Andrade and the other villagers, has a well-documented record of
trouble, according to an examination of court records, police reports and case files in Singapore and the Philippines.
In episodes dating back two decades, the company has been tied to
trafficking, severe physical abuse, neglect, deceptive recruitment and
failure to pay hundreds of seafarers in India, Indonesia, Mauritius, the
Philippines and Tanzania.
Still,
its owners have largely escaped accountability. Last year, for example,
prosecutors opened the biggest trafficking case in Cambodian history,
involving more than 1,000 fishermen, but had no jurisdiction to charge
Step Up for recruiting them. In 2001, the Supreme Court of the
Philippines harshly reprimanded Step Up and a partner company in Manila
for systematically duping men, knowingly sending them to abusive
employers and cheating them, but Step Up’s owners faced no penalties.
The
Philippine authorities have charged 11 people tied to Step Up with
trafficking and illegal recruitment of Mr. Andrade and others from the
Philippines. But only one person, allegedly a low-level culprit, has
been arrested and is likely to be tried: Celia Robelo, 46, who faces a
potential life sentence for what prosecutors say was a recruiting effort
that earned her at most $20 in commissions.
Mr.
Andrade’s story was pieced together from interviews with his family,
other seamen recruited in or near his village, police officers, lawyers
and aid workers in Jakarta, Manila and Singapore. It highlights the
tools — debt, trickery, fear, violence, shame and family ties — used to
recruit men, entrap them and leave them at sea, sometimes for years
under harsh conditions.
No
country exports more seafarers than the Philippines, which provides
roughly a quarter of them globally. More than 400,000 Filipinos sought
work last year as officers, deckhands, fishermen, cargo handlers and
cruise workers. Mr. Andrade’s death shows that governments are sometimes
unable or unwilling to protect the rights of citizens far from home.
The
abuse of Filipino seamen has increased in recent years, labor officials
in the Philippines say, because the country’s maritime trade schools
produce, on average, 20,000 graduates a year for fewer than 5,000
openings. As men grow desperate for work, they take greater risks.

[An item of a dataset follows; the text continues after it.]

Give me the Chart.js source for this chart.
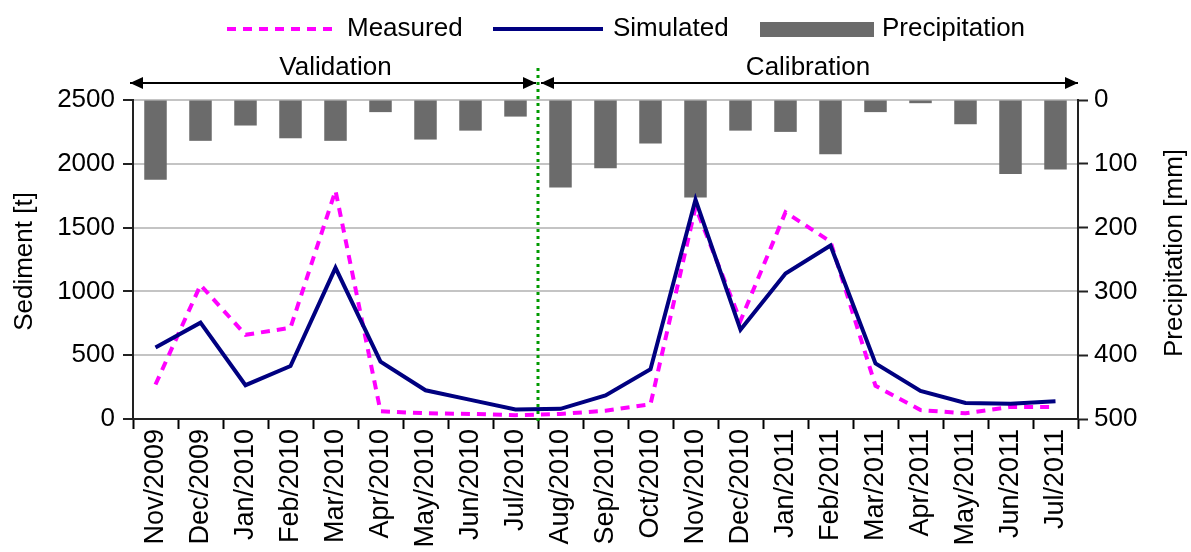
<!DOCTYPE html>
<html>
<head>
<meta charset="utf-8">
<script src="https://cdn.jsdelivr.net/npm/chart.js@4.4.0/dist/chart.umd.min.js"></script>
<style>
  html, body { margin: 0; padding: 0; background: #fff; }
  #wrap { width: 1191px; height: 552px; position: relative; }
</style>
</head>
<body>
<div id="wrap"><canvas id="chart"></canvas></div>
<script>
const months = ['Nov/2009','Dec/2009','Jan/2010','Feb/2010','Mar/2010','Apr/2010','May/2010','Jun/2010','Jul/2010',
  'Aug/2010','Sep/2010','Oct/2010','Nov/2010','Dec/2010','Jan/2011','Feb/2011','Mar/2011','Apr/2011','May/2011','Jun/2011','Jul/2011'];
const measured  = [270, 1050, 660, 715, 1790, 60, 45, 40, 30, 40, 65, 115, 1660, 770, 1620, 1390, 260, 70, 45, 95, 95];
const simulated = [560, 755, 265, 415, 1185, 450, 225, 150, 75, 80, 185, 390, 1720, 700, 1140, 1360, 435, 220, 125, 120, 140];
const precip    = [125, 64, 40, 60, 64, 19, 62, 48, 26, 137, 107, 68, 153, 48, 50, 85, 19, 5, 38, 116, 109];
const sedTicks = [0, 500, 1000, 1500, 2000, 2500];
const precTicks = [0, 100, 200, 300, 400, 500];
const splitAfter = 'Jul/2010';

const FONT = "'Liberation Sans', Arial, sans-serif";

function arrowHead(ctx, x, y, dir) {
  ctx.beginPath();
  ctx.moveTo(x, y);
  ctx.lineTo(x - dir * 13, y - 6);
  ctx.lineTo(x - dir * 13, y + 6);
  ctx.closePath();
  ctx.fill();
}

const extras = {
  id: 'extras',
  afterDatasetsDraw(chart) {
    const { ctx, chartArea: a, scales: { x } } = chart;
    const i = months.indexOf(splitAfter);
    const splitX = (x.getPixelForValue(i) + x.getPixelForValue(i + 1)) / 2;
    ctx.save();

    // split line
    ctx.strokeStyle = '#009a00';
    ctx.lineWidth = 3;
    ctx.setLineDash([3, 4]);
    ctx.beginPath();
    ctx.moveTo(splitX, 68);
    ctx.lineTo(splitX, a.bottom + 2);
    ctx.stroke();
    ctx.setLineDash([]);

    // period arrows
    const ay = 83;
    ctx.strokeStyle = '#000';
    ctx.fillStyle = '#000';
    ctx.lineWidth = 2;
    ctx.beginPath();
    ctx.moveTo(a.left - 3, ay); ctx.lineTo(splitX - 2, ay);
    ctx.moveTo(splitX + 3, ay); ctx.lineTo(a.right, ay);
    ctx.stroke();
    arrowHead(ctx, a.left - 3, ay, -1);
    arrowHead(ctx, splitX - 2, ay, 1);
    arrowHead(ctx, splitX + 3, ay, -1);
    arrowHead(ctx, a.right, ay, 1);

    ctx.font = '26px ' + FONT;
    ctx.textAlign = 'center';
    ctx.textBaseline = 'middle';
    ctx.fillText('Validation', (a.left + splitX) / 2, 68);
    ctx.fillText('Calibration', (splitX + a.right) / 2, 68);

    // legend
    const ly = 29;
    ctx.textAlign = 'left';
    ctx.lineWidth = 4;
    ctx.strokeStyle = '#ff00ff';
    ctx.setLineDash([9, 7]);
    ctx.beginPath(); ctx.moveTo(227, ly); ctx.lineTo(337, ly); ctx.stroke();
    ctx.setLineDash([]);
    ctx.fillText('Measured', 347, ly);
    ctx.strokeStyle = '#000080';
    ctx.beginPath(); ctx.moveTo(493, ly); ctx.lineTo(603, ly); ctx.stroke();
    ctx.fillText('Simulated', 613, ly);
    ctx.fillStyle = '#6b6b6b';
    ctx.fillRect(760, 22, 114, 15);
    ctx.fillStyle = '#000';
    ctx.fillText('Precipitation', 882, ly);

    // axis titles
    ctx.font = '26px ' + FONT;
    ctx.save();
    ctx.translate(25, (a.top + a.bottom) / 2 + 2);
    ctx.rotate(-Math.PI / 2);
    ctx.textAlign = 'center';
    ctx.fillText('Sediment [t]', 0, 0);
    ctx.restore();
    ctx.save();
    ctx.translate(1175, 253);
    ctx.rotate(-Math.PI / 2);
    ctx.textAlign = 'center';
    ctx.fillText('Precipitation [mm]', 0, 0);
    ctx.restore();

    ctx.restore();
  }
};

new Chart(document.getElementById('chart'), {
  data: {
    labels: months,
    datasets: [
      { type: 'line', label: 'Simulated', data: simulated, yAxisID: 'y', order: 0,
        borderColor: '#000080', borderWidth: 4, pointRadius: 0, tension: 0, fill: false },
      { type: 'line', label: 'Measured', data: measured, yAxisID: 'y', order: 1,
        borderColor: '#ff00ff', borderWidth: 4, borderDash: [9, 7], pointRadius: 0, tension: 0, fill: false },
      { type: 'bar', label: 'Precipitation', data: precip, yAxisID: 'y1', order: 2,
        backgroundColor: '#6b6b6b', barPercentage: 0.5, categoryPercentage: 1 }
    ]
  },
  options: {
    responsive: true,
    maintainAspectRatio: false,
    animation: false,
    layout: { padding: { top: 100, left: 0, right: 0, bottom: 0 } },
    plugins: { legend: { display: false }, tooltip: { enabled: false } },
    scales: {
      x: {
        offset: true,
        grid: { display: true, offset: true, drawOnChartArea: false, tickLength: 10, tickColor: '#000', tickWidth: 2 },
        border: { color: '#222', width: 2 },
        ticks: { minRotation: 90, maxRotation: 90, autoSkip: false, padding: 0, color: '#000', font: { family: FONT, size: 27 } },
        afterFit(s) { s.height = 133; }
      },
      y: {
        position: 'left',
        min: 0, max: 2500,
        afterBuildTicks(s) { s.ticks = sedTicks.map(v => ({ value: v })); },
        grid: { color: '#c4c4c4', lineWidth: 2, tickLength: 10, tickColor: '#222', tickWidth: 2 },
        border: { color: '#222', width: 2 },
        ticks: { padding: 8, color: '#000', font: { family: FONT, size: 26 }, callback: v => String(v) },
        afterFit(s) { s.width = 133; }
      },
      y1: {
        position: 'right',
        min: 0, max: 500, reverse: true,
        afterBuildTicks(s) { s.ticks = precTicks.map(v => ({ value: v })); },
        grid: { drawOnChartArea: false, tickLength: 10, tickColor: '#222', tickWidth: 2 },
        border: { color: '#222', width: 2 },
        ticks: { padding: 6, color: '#000', font: { family: FONT, size: 26 }, callback: v => String(v) },
        afterFit(s) { s.width = 113; }
      }
    }
  },
  plugins: [extras]
});
</script>
</body>
</html>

Roughly a third of them now use agencies that are illegal — unregistered
and willing to break rules, the officials said.
Such
agencies, favored by ship operators and workers looking to shave costs,
compound the problem of lawlessness on the high seas. Scofflaw ships
cast off stowaways and deplete fishing stocks. Violence is rampant, and
few nations patrol the waters, much less enforce violations of maritime
laws or international pacts.
In
Manila, in late September, along a densely packed two-block stretch of
sidewalk on Kalaw Avenue near the bay, hundreds of seafarers looked for
work. Recruiters from manning agencies — some legal, many not — carried
signs around their necks listing job openings or pointed to brochures
arrayed on tables. Fixers sold fake accreditation papers while a popular
Tagalog rap song, “Seaman Lolo Ko” (“My Grandpa Is a Seaman”), boomed
in the background.
“These
days,” the singer, known as Yongas, rapped, “it’s the seaman getting
duped.” Mariners, who used to be the cheaters (on their spouses), he
warned, are now the ones cheated (by everyone else).